Jason made a comment about joss, which I had never heard of. Then I looked online and discovered that I had seen joss paper plenty of times. It's also called spirit money, ghost money, and probably other names. A lot of times (certain days more than others, a friend told me every 13 days, but I haven't confirmed this) while walking on the sidewalk, I'll see a few places on every block, in front of businesses, where people will have a cylindrical metal container with airholes on the sides with a fire going inside, and people will be throwing pieces of paper (spirit money) in there. I believe they are doing this so that their ancestors may have a better afterlife. A lot of times, people will also set up tables next to these which have fruit, incense, and other things on them. I've even seen a roast duck one time!

Over the Chinese New Year, these were especially common, especially starting a few days after the actual new year, when people started coming back from the south.
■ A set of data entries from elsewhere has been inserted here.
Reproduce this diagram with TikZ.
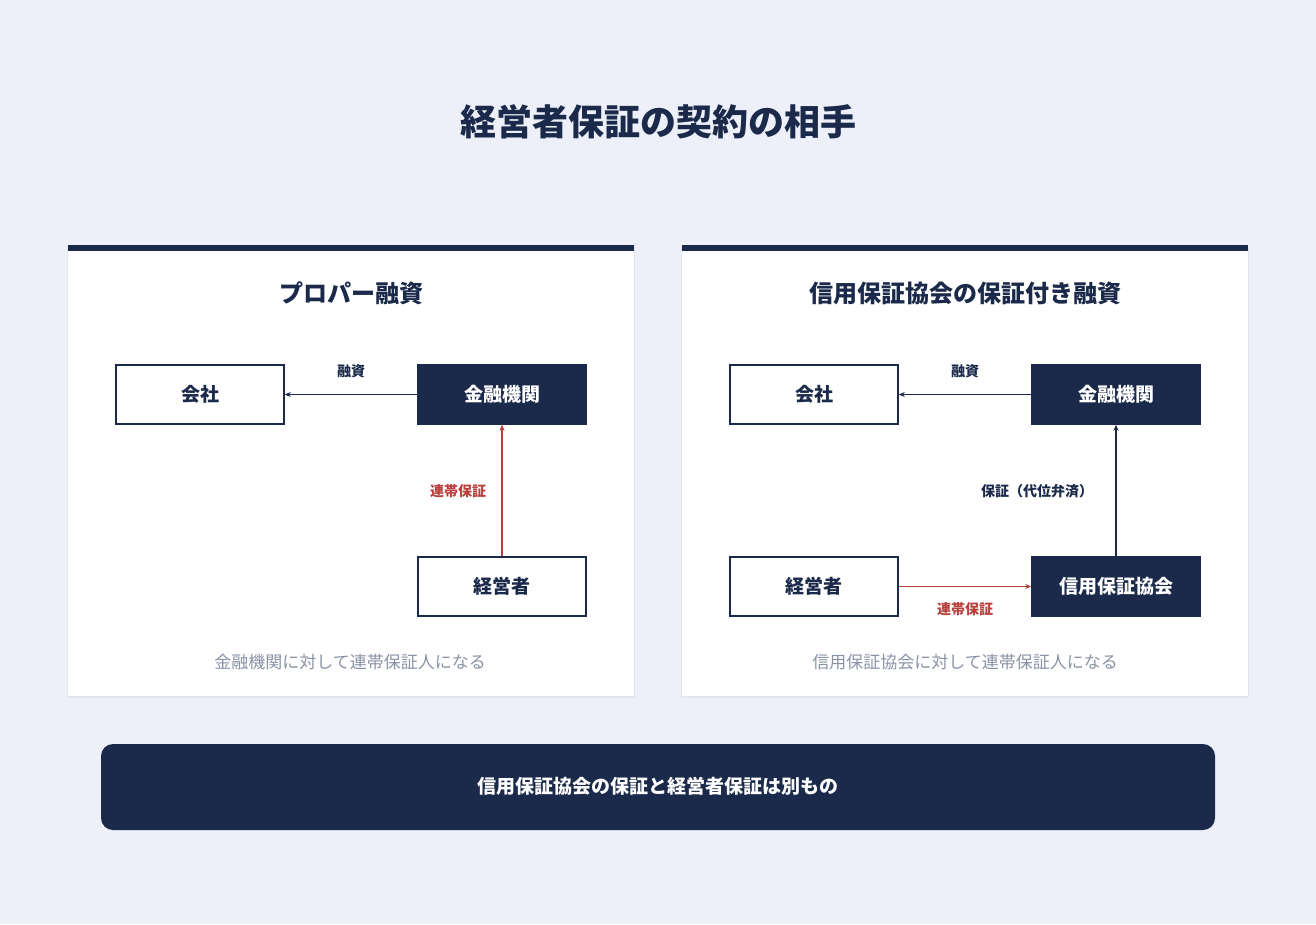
\documentclass[tikz,border=0pt]{standalone}
\usepackage{fontspec}
\setmainfont{Noto Sans CJK JP}
\usetikzlibrary{arrows.meta}
\definecolor{bg}{HTML}{EDF0F8}
\definecolor{navy}{HTML}{1B2A4A}
\definecolor{rd}{HTML}{B8403C}
\definecolor{gr}{HTML}{8A93A6}
\begin{document}
\begin{tikzpicture}[x=1pt,y=-1pt,
 box/.style={draw=navy,line width=1.5pt,minimum width=168pt,minimum height=59pt,font=\fontsize{19}{19}\selectfont\bfseries,text=navy,fill=white},
 dbox/.style={box,fill=navy,text=white},
 arr/.style={-{Stealth[length=6pt,width=5pt]},line width=1.2pt,draw=navy},
 rarr/.style={arr,draw=rd},
 lab/.style={font=\fontsize{14}{14}\selectfont\bfseries,text=navy},
 rlab/.style={lab,text=rd},
 captxt/.style={font=\fontsize{17}{17}\selectfont,text=gr},
 ptitle/.style={font=\fontsize{24}{24}\selectfont\bfseries,text=navy}]
\fill[bg] (0,0) rectangle (1316,924);
\useasboundingbox (0,0) rectangle (1316,924);
\node[font=\fontsize{36}{36}\selectfont\bfseries,text=navy] (title) at (658,122) {経営者保証の契約の相手};
% panels
\foreach \x in {68,682}{
 \fill[black,opacity=0.04] (\x-1,246) rectangle (\x+567,698);
 \fill[white] (\x,245) rectangle (\x+566,696);
 \fill[navy] (\x,245) rectangle (\x+566,251);}
\node[ptitle] (t1) at (351,293) {プロパー融資};
\node[ptitle] (t2) at (965,293) {信用保証協会の保証付き融資};
% left
\node[box] (a1) at (200,394.5) {会社};
\node[dbox] (b1) at (502,394.5) {金融機関};
\node[box] (c1) at (502,586.5) {経営者};
\draw[arr] (b1.west) -- (a1.east);
\node[lab] (l1) at (351,371) {融資};
\draw[rarr] (c1.north) -- (b1.south);
\node[rlab] (l2) at (458,491) {連帯保証};
\node[captxt] (k1) at (350,662) {金融機関に対して連帯保証人になる};
% right
\node[box] (a2) at (814,394.5) {会社};
\node[dbox] (b2) at (1116,394.5) {金融機関};
\node[box] (c2) at (814,586.5) {経営者};
\node[dbox] (d2) at (1116,586.5) {信用保証協会};
\draw[arr] (b2.west) -- (a2.east);
\node[lab] (l3) at (965,371) {融資};
\draw[arr] (d2.north) -- (b2.south);
\node[lab] (l4) at (1037,491) {保証（代位弁済）};
\draw[rarr] (c2.east) -- (d2.west);
\node[rlab] (l5) at (965,609) {連帯保証};
\node[captxt] (k2) at (965,662) {信用保証協会に対して連帯保証人になる};
% bottom
\fill[navy,rounded corners=12pt] (101,744) rectangle (1215,830);
\node[font=\fontsize{19}{19}\selectfont\bfseries,text=white] (bt) at (658,786) {信用保証協会の保証と経営者保証は別もの};
\end{tikzpicture}
\end{document}
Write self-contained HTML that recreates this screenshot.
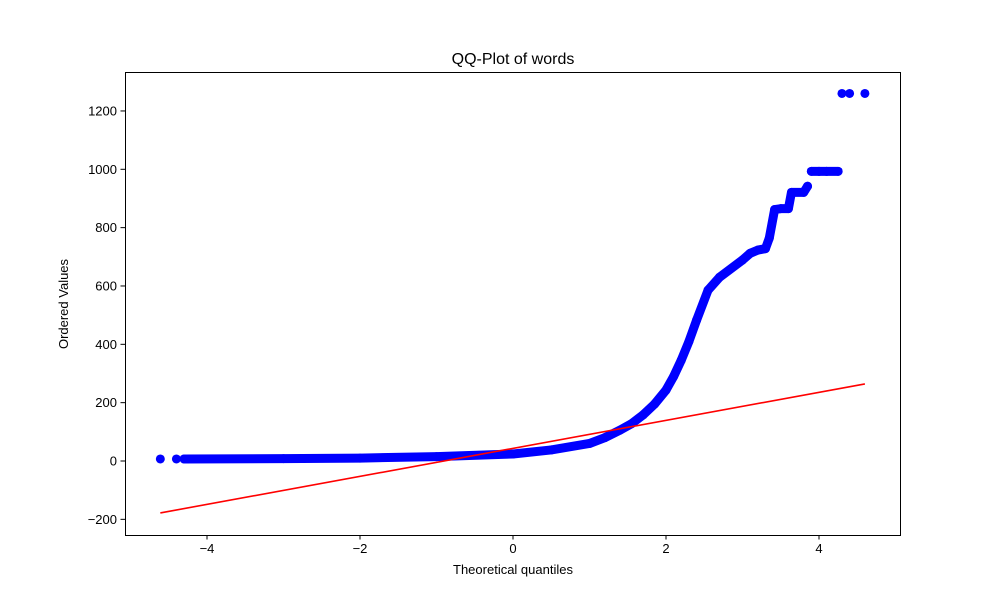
<!DOCTYPE html>
<html><head><meta charset="utf-8"><style>
body{margin:0;background:#fff}
svg text{font-family:"Liberation Sans",sans-serif;font-size:13px;fill:#000}
</style></head><body>
<svg id="chart" width="1000" height="600">
<rect width="1000" height="600" fill="#fff"/>
<text x="513" y="64" text-anchor="middle" style="font-size:16px">QQ-Plot of words</text>
<g id="marks"></g>
<rect x="125.5" y="72.5" width="775" height="463" fill="none" stroke="#000" stroke-width="1"/>
<g id="axes"></g>
<text x="513" y="574" text-anchor="middle">Theoretical quantiles</text>
<text transform="translate(68,304) rotate(-90)" text-anchor="middle">Ordered Values</text>
</svg>
<script>
const quantiles=[-4.61,-4.40,-4.3,-3,-2,-1,0,0.5,1,1.2,1.4,1.55,1.7,1.85,2,2.1,2.2,2.3,2.4,2.55,2.7,3,3.1,3.2,3.3,3.35,3.42,3.5,3.6,3.64,3.8,3.85,3.9,4.0,4.1,4.25,4.3,4.4,4.6];
const values=[7,7,7,8,10,15,24,38,60,80,106,128,158,195,243,290,346,410,483,586,630,689,712,723,728,764,862,865,865,921,921,942,993,993,993,993,1260,1260,1260];
const fitSlope=48, fitIntercept=43.3;
const xTicks=[-4,-2,0,2,4];
const yTicks=[-200,0,200,400,600,800,1000,1200];
const X=q=>513+76.5*q, Y=v=>461-0.2917*v;
const ns="http://www.w3.org/2000/svg";
const marks=document.getElementById('marks'), axes=document.getElementById('axes');
function mk(t,a,p){const e=document.createElementNS(ns,t);for(const k in a)e.setAttribute(k,a[k]);p.appendChild(e);return e;}
const contEnd=quantiles.indexOf(3.85)+1;
let d='';
for(let i=2;i<contEnd;i++){d+=(i===2?'M':'L')+X(quantiles[i])+','+Y(values[i]);}
const band=mk('path',{d:d,fill:'none',stroke:'#0000ff','stroke-width':9,'stroke-linecap':'round','stroke-linejoin':'round'},marks);


for(let i=contEnd;i<quantiles.length-1;i++){
  if(values[i+1]===values[i]&&quantiles[i]<4.3){
    const s=mk('line',{x1:X(quantiles[i]),y1:Y(values[i]),x2:X(quantiles[i+1]),y2:Y(values[i+1]),stroke:'#0000ff','stroke-width':9,'stroke-linecap':'round'},marks);
    
    
  }
}
for(let i=0;i<quantiles.length;i++){
  const c=mk('circle',{cx:X(quantiles[i]),cy:Y(values[i]),r:4.5,fill:'#0000ff'},marks);
  
  
}
const q0=quantiles[0],q1=quantiles[quantiles.length-1];
const fl=mk('line',{x1:X(q0),y1:Y(fitIntercept+fitSlope*q0),x2:X(q1),y2:Y(fitIntercept+fitSlope*q1),stroke:'#ff0000','stroke-width':1.6},marks);


xTicks.forEach(t=>{
  const l=mk('line',{x1:X(t),x2:X(t),y1:535,y2:539.5,stroke:'#000'},axes);
  
  
  const tx=mk('text',{x:X(t),y:553,'text-anchor':'middle'},axes);
  tx.textContent=t<0?'\u2212'+Math.abs(t):t;
  
  
});
yTicks.forEach(t=>{
  const l=mk('line',{x1:120.5,x2:125,y1:Y(t),y2:Y(t),stroke:'#000'},axes);
  
  
  const tx=mk('text',{x:117,y:Y(t)+4.5,'text-anchor':'end'},axes);
  tx.textContent=t<0?'\u2212'+Math.abs(t):t;
  
  
});
</script>
</body></html>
There was no big show of fireworks for this new year, but there were several small ones, in Taipei and in Luodong, which I'll talk about in my next entry. For at least a week after Chinese New Year, people everywhere were setting off long strings of firecrackers, louder than ones in the U.S., and each string lasted anywhere from 10 to 30 seconds. I think they do this to ward of ghosts, who are supposedly scared by the noise.

It was nice to have a week off of school. The whole time I was cat-sitting for Jered, who went to Japan with his fiance. I did however make it over to Yilan, on the east coast of Taiwan, with a couple friends last Thursday and Friday, and I'll tell you all about it in my next entry.